One day later, today, at 2:10 p.m. Pacific time, I got an email from Usborne CEO Randall White terminating my relationship with Usborne Books & More. It is below:
There was a point in time where this might have been devastating to me. However, the last orders I have placed have taken six weeks to ship, and yet customers (and I) pay full-price shipping. This has been going on for close to a year now, with excuses upon excuses. And they have made the quality of some books less (wipe-cleans are no longer the same sturdy pages; Illustrated collections appear to have cheaply glued seams rather than the stitched seams of the past) without lowering — and sometimes even increasing — the prices. I have had to pay customer shipping, make up for damaged books, and I received my most recent order last week with seven damaged books in it (I am guessing now I won’t be able to get them replaced….). I also had two parties open when they decided to terminate with no warning, so I will have to make that up to my customers somehow too, most likely out of my own inventory or pocket.
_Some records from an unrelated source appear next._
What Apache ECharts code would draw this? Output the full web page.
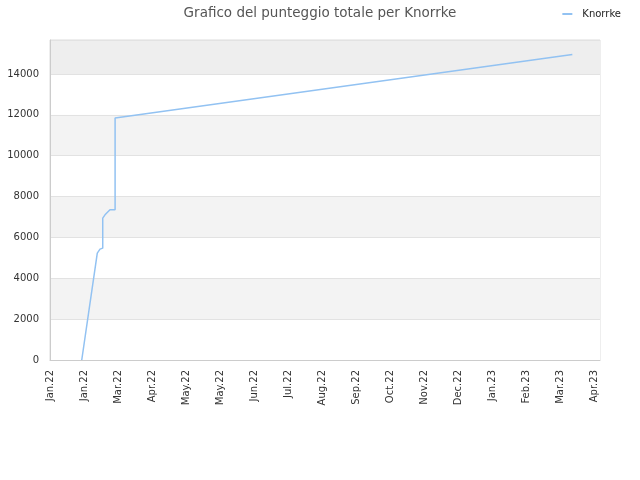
<!DOCTYPE html>
<html>
<head>
<meta charset="utf-8">
<script src="https://cdn.jsdelivr.net/npm/echarts@6/dist/echarts.min.js"></script>
<style>html,body{margin:0;padding:0;background:#fff}#c{width:640px;height:480px}</style>
</head>
<body>
<div id="c"></div>
<script>
// x values: days since 2022-01-01
var seriesName = 'Knorrke';
var dayOffsets = [28, 41.7, 44.1, 46.5, 46.5, 48.5, 52.9, 57.4, 57.4, 58.8, 460.6];
var scores =     [0, 5228, 5424, 5473, 6943, 7104, 7349, 7349, 11842, 11891, 14950];
var monthNames = ['Jan','Feb','Mar','Apr','May','Jun','Jul','Aug','Sep','Oct','Nov','Dec'];

var points = dayOffsets.map(function (d, i) { return [d, scores[i]]; });

function dayLabel(v) {
  var t = new Date(Date.UTC(2022, 0, 1) + v * 86400000);
  var y = String(t.getUTCFullYear()).slice(2);
  return monthNames[t.getUTCMonth()] + '.' + y;
}

var chart = echarts.init(document.getElementById('c'));
chart.setOption({
  animation: false,
  title: {
    text: 'Grafico del punteggio totale per Knorrke',
    left: 'center', top: 1,
    textStyle: { fontFamily: 'DejaVu Sans', fontSize: 13.5, fontWeight: 'normal', color: '#555' }
  },
  legend: {
    right: 14, top: 4,
    itemWidth: 10, itemHeight: 2, icon: 'rect',
    textStyle: { fontFamily: 'DejaVu Sans', fontSize: 10, color: '#222', padding: [0, 0, 0, 5] },
    data: [seriesName]
  },
  grid: { left: 50, right: 40, top: 40, bottom: 120, show: true, borderColor: '#ddd', borderWidth: 1, backgroundColor: 'transparent' },
  xAxis: {
    type: 'value', min: 0, max: 485, interval: 30,
    axisLine: { lineStyle: { color: '#ccc' } },
    axisTick: { show: false },
    splitLine: { show: false },
    axisLabel: {
      rotate: 90, margin: 10, showMaxLabel: false,
      fontFamily: 'DejaVu Sans', fontSize: 10, color: '#333',
      formatter: dayLabel
    }
  },
  yAxis: {
    type: 'value', min: 0, max: 15660, interval: 2000,
    axisLine: { show: true, lineStyle: { color: '#ccc' } },
    axisTick: { show: false },
    splitLine: { lineStyle: { color: '#e2e2e2' } },
    splitArea: { show: true, areaStyle: { color: ['#ffffff', '#f3f3f3', '#ffffff', '#f3f3f3', '#ffffff', '#f3f3f3', '#ffffff', '#eeeeee'] } },
    axisLabel: { margin: 11, showMaxLabel: false, fontFamily: 'DejaVu Sans', fontSize: 10, color: '#333',
      formatter: function (v) { return String(v); } }
  },
  series: [{
    name: seriesName,
    type: 'line',
    data: points,
    showSymbol: false,
    symbol: 'none',
    lineStyle: { color: '#92c2f2', width: 1.5 },
    itemStyle: { color: '#92c2f2' }
  }]
});
</script>
</body>
</html>
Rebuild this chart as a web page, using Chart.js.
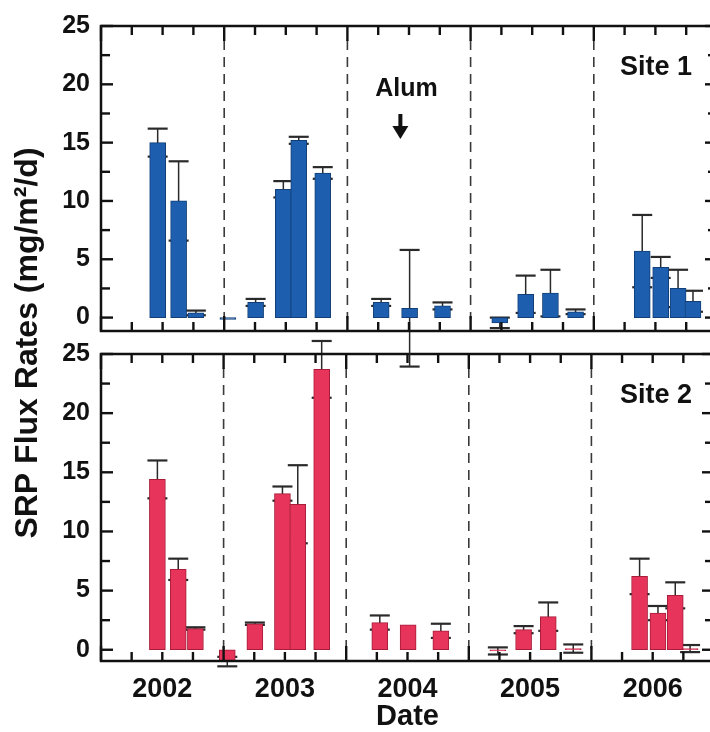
<!DOCTYPE html>
<html><head><meta charset="utf-8">
<script src="https://cdn.jsdelivr.net/npm/chart.js@4.4.1/dist/chart.umd.min.js"></script>
<style>
html,body{margin:0;padding:0;background:#fff;overflow:hidden;width:710px;height:732px}
#wrap{position:relative;width:710px;height:732px;overflow:hidden;background:#fff}
canvas{position:absolute;left:0;top:0}
</style></head><body>
<div id="wrap"><canvas id="c2" width="717" height="732"></canvas><canvas id="c1" width="717" height="732"></canvas></div>
<script>
// ---- data (sampling dates as decimal years) ----
const yearLabels = ['2002', '2003', '2004', '2005', '2006'];
const yearBoundaries = [2003, 2004, 2005, 2006];
const alumDate = 2004.43;

const sampleDates = [2002.46, 2002.63, 2002.77, 2003.03, 2003.255, 2003.48, 2003.605, 2003.80, 2004.274, 2004.505, 2004.772, 2005.237, 2005.447, 2005.648, 2005.852, 2006.393, 2006.543, 2006.684, 2006.805];

const site1Flux  = [15.0, 10.0, 0.4, -0.15, 1.3, 11.0, 15.2, 12.4, 1.3, 0.8, 1.0, -0.45, 2.0, 2.1, 0.5, 5.7, 4.3, 2.5, 1.4];
const site1Err   = [1.2, 3.4, 0.2, 0, 0.3, 0.7, 0.3, 0.5, 0.3, 5.0, 0.3, 0.45, 1.6, 2.0, 0.2, 3.1, 0.9, 1.6, 0.9];

const site2Flux  = [14.4, 6.8, 1.8, -1.0, 2.2, 13.2, 12.3, 23.7, 2.3, 2.1, 1.6, -0.1, 1.7, 2.8, 0.1, 6.2, 3.1, 4.6, 0.1];
const site2Err   = [1.6, 0.9, 0.1, 0.4, 0.1, 0.6, 3.3, 2.4, 0.6, 0, 0.6, 0.3, 0.3, 1.2, 0.35, 1.5, 0.6, 1.1, 0.3];

const FONT = "'Liberation Sans', Arial, Helvetica, sans-serif";
Chart.defaults.font.family = FONT;
Chart.defaults.font.weight = 'bold';
Chart.defaults.color = '#111';

function line(ctx, x1, y1, x2, y2) { ctx.beginPath(); ctx.moveTo(x1, y1); ctx.lineTo(x2, y2); ctx.stroke(); }

const framePlugin = {
  id: 'frame',
  beforeDatasetsDraw(chart, args, o) {
    const {ctx, chartArea: a, scales: {x, y}} = chart;
    ctx.save();
    // dashed year separators
    ctx.strokeStyle = '#3a3a3a'; ctx.lineWidth = 1.6; ctx.setLineDash([10, 7]);
    yearBoundaries.forEach(v => { const px = x.getPixelForValue(v); line(ctx, px, a.top + 14, px, a.bottom - 12); });
    ctx.setLineDash([]);
    // error bars (drawn behind the bars)
    const meta = chart.getDatasetMeta(0);
    ctx.strokeStyle = '#2a2a2a';
    meta.data.forEach((bar, i) => {
      const e = o.err[i], v = o.vals[i];
      if (!e) return;
      const yHi = y.getPixelForValue(v + e), yLo = y.getPixelForValue(v - e);
      ctx.lineWidth = 1.5; line(ctx, bar.x, yHi, bar.x, yLo);
      ctx.lineWidth = 2.2; line(ctx, bar.x - 10, yHi, bar.x + 10, yHi); line(ctx, bar.x - 10, yLo, bar.x + 10, yLo);
    });
    ctx.restore();
  },
  afterDatasetsDraw(chart) {
    const {ctx, chartArea: a, scales: {x, y}} = chart;
    ctx.save();
    ctx.strokeStyle = '#111'; ctx.lineWidth = 2.5;
    ctx.strokeRect(a.left, a.top, a.right - a.left, a.bottom - a.top);
    ctx.lineWidth = 2.4;
    for (let q = Math.ceil(x.min * 4); q <= Math.floor(x.max * 4); q++) {
      const v = q / 4, px = x.getPixelForValue(v);
      const len = (q % 4 === 0) ? 15 : 9;
      line(ctx, px, a.top, px, a.top + len);
      line(ctx, px, a.bottom, px, a.bottom - len);
    }
    for (let s = Math.ceil(y.min / 2.5); s <= Math.floor(y.max / 2.5 + 1e-9); s++) {
      const py = y.getPixelForValue(s * 2.5);
      const len = (s % 2 === 0) ? 12 : 9;
      line(ctx, a.left, py, a.left + len, py);
      line(ctx, a.right, py, a.right - len, py);
    }
    ctx.restore();
  }
};

const labelPlugin = {
  id: 'labels',
  afterDraw(chart, args, o) {
    const {ctx, chartArea: a, scales: {x}} = chart;
    ctx.save();
    ctx.fillStyle = '#111';
    ctx.font = `bold 27px ${FONT}`; ctx.textAlign = 'right'; ctx.textBaseline = 'middle';
    ctx.fillText(o.site, 692, a.top + 42);
    if (o.alum) {
      const px = x.getPixelForValue(alumDate);
      ctx.font = `bold 25px ${FONT}`; ctx.textAlign = 'center';
      ctx.fillText(o.alum, px + 6, a.top + 63);
      ctx.fillRect(px - 2, a.top + 88, 4, 14);
      ctx.beginPath(); ctx.moveTo(px - 8, a.top + 100); ctx.lineTo(px + 8, a.top + 100); ctx.lineTo(px, a.top + 113); ctx.closePath(); ctx.fill();
    }
    if (o.yTitle) {
      ctx.translate(28, 343); ctx.rotate(-Math.PI / 2);
      ctx.font = `bold 32px ${FONT}`; ctx.textAlign = 'center'; ctx.textBaseline = 'middle';
      ctx.fillText(o.yTitle, 0, 0);
    }
    ctx.restore();
  }
};

function makeChart(id, vals, errs, fill, edge, opts) {
  return new Chart(document.getElementById(id), {
    type: 'bar',
    data: { datasets: [{
      data: sampleDates.map((d, i) => ({x: d, y: vals[i]})),
      backgroundColor: fill, borderColor: edge, borderWidth: 1, borderSkipped: false,
      barThickness: 16
    }]},
    options: {
      responsive: false, animation: false, devicePixelRatio: 1,
      layout: { padding: { top: opts.padTop, bottom: opts.padBottom, left: 0, right: opts.padRight } },
      plugins: { legend: {display: false}, tooltip: {enabled: false},
        frame: { vals: vals, err: errs },
        labels: { site: opts.site, alum: opts.alum, yTitle: opts.yTitle } },
      scales: {
        x: {
          type: 'linear', min: 2002, max: 2007, offset: false,
          grid: {display: false, drawTicks: false, offset: false}, border: {display: false},
          ticks: { display: opts.showX, stepSize: 0.25, autoSkip: false, maxRotation: 0, padding: 12,
            font: {size: 27, weight: 'bold'}, color: '#111',
            callback: v => { const f = v - Math.floor(v); return Math.abs(f - 0.5) < 1e-6 ? (yearLabels[Math.floor(v) - 2002] || '') : ''; } },
          title: { display: opts.showX, text: 'Date', font: {size: 29, weight: 'bold'}, color: '#111', padding: {top: 0, bottom: -2} },
          afterFit: s => { s.height = opts.showX ? 71 : 0; s.paddingLeft = 0; s.paddingRight = 0; }
        },
        y: {
          type: 'linear', min: opts.ymin, max: 25,
          grid: {display: false, drawTicks: false}, border: {display: false},
          ticks: { stepSize: 2.5, includeBounds: false, autoSkip: false, padding: 11, font: {size: 25, weight: 'bold'}, color: '#111',
            callback: v => { const r = Math.round(v / 5) * 5; return Math.abs(v - r) < 1e-6 ? String(r) : ''; } },
          afterFit: s => { s.width = 101; }
        }
      }
    },
    plugins: [framePlugin, labelPlugin]
  });
}

makeChart('c1', site1Flux, site1Err, '#1d5fae', '#123f78',
  { padTop: 22, padBottom: 401, padRight: 0, showX: false, ymin: -1.15, site: 'Site 1', alum: 'Alum', yTitle: null });
makeChart('c2', site2Flux, site2Err, '#e6345a', '#a81d3a',
  { padTop: 354, padBottom: 0, padRight: 3, showX: true, ymin: -0.95, site: 'Site 2', alum: null, yTitle: 'SRP Flux Rates (mg/m²/d)' });
</script>
</body></html>
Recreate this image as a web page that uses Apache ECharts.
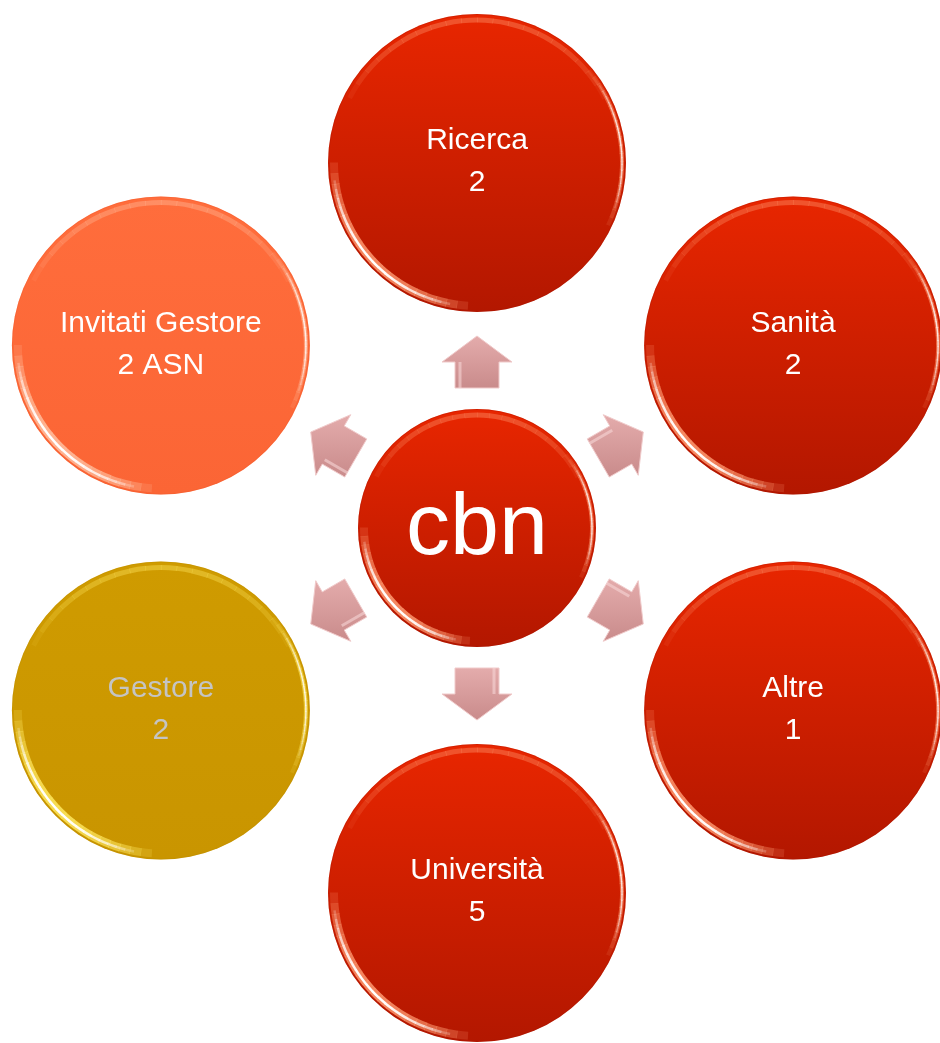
<!DOCTYPE html>
<html><head><meta charset="utf-8">
<script src="https://cdn.jsdelivr.net/npm/echarts@6/dist/echarts.min.js"></script>
<style>html,body{margin:0;padding:0;background:#fff}#c{width:940px;height:1043px}</style>
</head><body><div id="c"></div>
<script>
// ---- data ----
const centerLabel = 'cbn';
const categories = ['Ricerca', 'Sanità', 'Altre', 'Università', 'Gestore', 'Invitati Gestore'];
const values = [2, 2, 1, 5, 2, 2];
const valueSuffix = ['', '', '', '', '', ' ASN'];
const groups = ['red', 'red', 'red', 'red', 'gold', 'orange'];

// ---- styles ----
const palette = {
  red:    { top: '#e82600', bottom: '#b31700', text: '#ffffff', rim: '#ff9a70', edge: '#a81500' },
  orange: { top: '#ff6d3c', bottom: '#fb6535', text: '#ffffff', rim: '#ffc0a0', edge: '#f05a2a' },
  gold:   { top: '#cf9b00', bottom: '#c99500', text: '#c4c4c4', rim: '#ffe860', edge: '#b88a00' }
};
const FONT = '"Liberation Sans", Arial, sans-serif';
const n = categories.length;
const OUTER_R = 149, INNER_R = 119;

function glossArc(out, cx, cy, r, a0, a1, color, maxOp, lw) {
  const segs = 20;
  for (let k = 0; k < segs; k++) {
    const t = (k + 0.5) / segs;
    const op = maxOp * Math.pow(Math.sin(Math.PI * t), 0.6);
    out.push({ type: 'arc', shape: { cx, cy, r, startAngle: a0 + (a1 - a0) * k / segs, endAngle: a0 + (a1 - a0) * (k + 1) / segs + 0.004 },
      style: { stroke: color, lineWidth: lw, opacity: op, fill: null } });
  }
}

function bubble(cx, cy, r, pal) {
  const ch = [
    { type: 'circle', shape: { cx, cy, r },
      style: { fill: new echarts.graphic.LinearGradient(0, 0, 0, 1, [
        { offset: 0, color: pal.top }, { offset: 1, color: pal.bottom }]) } }
  ];
  const P = Math.PI;
  // top inner glow
  glossArc(ch, cx, cy, r - 6, P * 1.15, P * 1.85, pal.rim, 0.4, 5);
  // lower-left glossy halo + white line
  glossArc(ch, cx, cy, r - 6, P * 0.52, P * 1.0, pal.rim, 0.85, 8);
  glossArc(ch, cx, cy, r - 5.5, P * 0.56, P * 0.96, '#ffffff', 1.0, 2.5);
  // right edge highlight
  glossArc(ch, cx, cy, r - 4, -P * 0.22, P * 0.14, pal.rim, 0.6, 4);
  glossArc(ch, cx, cy, r - 4, -P * 0.18, P * 0.1, '#ffffff', 0.8, 1.5);
  // outer edge darkening
  ch.push({ type: 'circle', shape: { cx, cy, r: r - 0.5 }, style: { fill: null, stroke: pal.edge, lineWidth: 1, opacity: 0.3 } });
  return ch;
}

const chart = echarts.init(document.getElementById('c'), null, { renderer: 'canvas' });
const hidden = { axisLine: { show: false }, axisTick: { show: false }, axisLabel: { show: false }, splitLine: { show: false } };

const outerData = categories.map((c, i) => [1, i * 360 / n, i]);
const arrowData = categories.map((c, i) => [i * 360 / n]);

chart.setOption({
  backgroundColor: '#ffffff',
  animation: false,
  polar: { center: [477, 528], radius: 365 },
  radiusAxis: Object.assign({ type: 'value', min: 0, max: 1 }, hidden),
  angleAxis: Object.assign({ type: 'value', min: 0, max: 360, startAngle: 90, clockwise: true }, hidden),
  series: [
    { // arrows
      type: 'custom', coordinateSystem: 'polar', data: arrowData,
      renderItem: function (params, api) {
        const a = api.value(0);
        const S = api.coord([140 / 365, a]);
        const T = api.coord([192 / 365, a]);
        const L = Math.hypot(T[0] - S[0], T[1] - S[1]);
        const u = [(T[0] - S[0]) / L, (T[1] - S[1]) / L];
        const v = [-u[1], u[0]];
        const H = [S[0] + u[0] * 26, S[1] + u[1] * 26];
        const p = (B, k) => [B[0] + v[0] * k, B[1] + v[1] * k];
        const pts = [p(S, 22), p(H, 22), p(H, 35), T, p(H, -35), p(H, -22), p(S, -22)];
        return { type: 'group', children: [
          { type: 'polygon', shape: { points: pts },
            style: { fill: new echarts.graphic.LinearGradient(0, 0, 0, 1, [
              { offset: 0, color: '#e4acac' }, { offset: 1, color: '#c98b8b' }]),
              stroke: '#f0caca', lineWidth: 1 } },
          { type: 'polyline', shape: { points: [p(S, -17), p(H, -17)] },
            style: { stroke: '#f6d6d6', lineWidth: 3, opacity: 0.6 } }
        ] };
      }
    },
    { // outer circles
      type: 'custom', coordinateSystem: 'polar', data: outerData,
      renderItem: function (params, api) {
        const i = api.value(2);
        const pt = api.coord([api.value(0), api.value(1)]);
        const pal = palette[groups[i]];
        const ch = bubble(pt[0], pt[1], OUTER_R, pal);
        ch.push({ type: 'text', style: { text: categories[i], x: pt[0], y: pt[1] - 22,
          textAlign: 'center', textVerticalAlign: 'middle', fill: pal.text, fontSize: 30, fontFamily: FONT } });
        ch.push({ type: 'text', style: { text: String(values[i]) + valueSuffix[i], x: pt[0], y: pt[1] + 20,
          textAlign: 'center', textVerticalAlign: 'middle', fill: pal.text, fontSize: 30, fontFamily: FONT } });
        return { type: 'group', children: ch };
      }
    },
    { // center circle
      type: 'custom', coordinateSystem: 'polar', data: [[0, 0]],
      renderItem: function (params, api) {
        const pt = api.coord([0, 0]);
        const ch = bubble(pt[0], pt[1], INNER_R, palette.red);
        ch.push({ type: 'text', style: { text: centerLabel, x: pt[0], y: pt[1] + 2,
          textAlign: 'center', textVerticalAlign: 'middle', fill: '#ffffff', fontSize: 88, fontFamily: FONT } });
        return { type: 'group', children: ch };
      }
    }
  ]
});
</script>
</body></html>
While we do not endorse or encourage others to sign up with other direct sale companies, we do thank the reader for being so candid in her story, and wish her well on her future endeavors.
That’s my take. Tell me yours.
I can’t say this surprises me at all. I’d love to hear more about the ins and outs from a former executive of Usborne Books & More. Specifically about how training is decided. It seems, unless you have a devoted Team Leader, training is non-existent. Does Home Office actually train anyone themselves as to how sell to the School & Library market? Unless you are a teacher by trade is it even possible to know which books will work best for which students who may have specific learning disabilities?
I am very interested to know how Usborne expects its consultants (who are paid commission only) to compete in the School & Library market without having a fully trained and salaried sales force?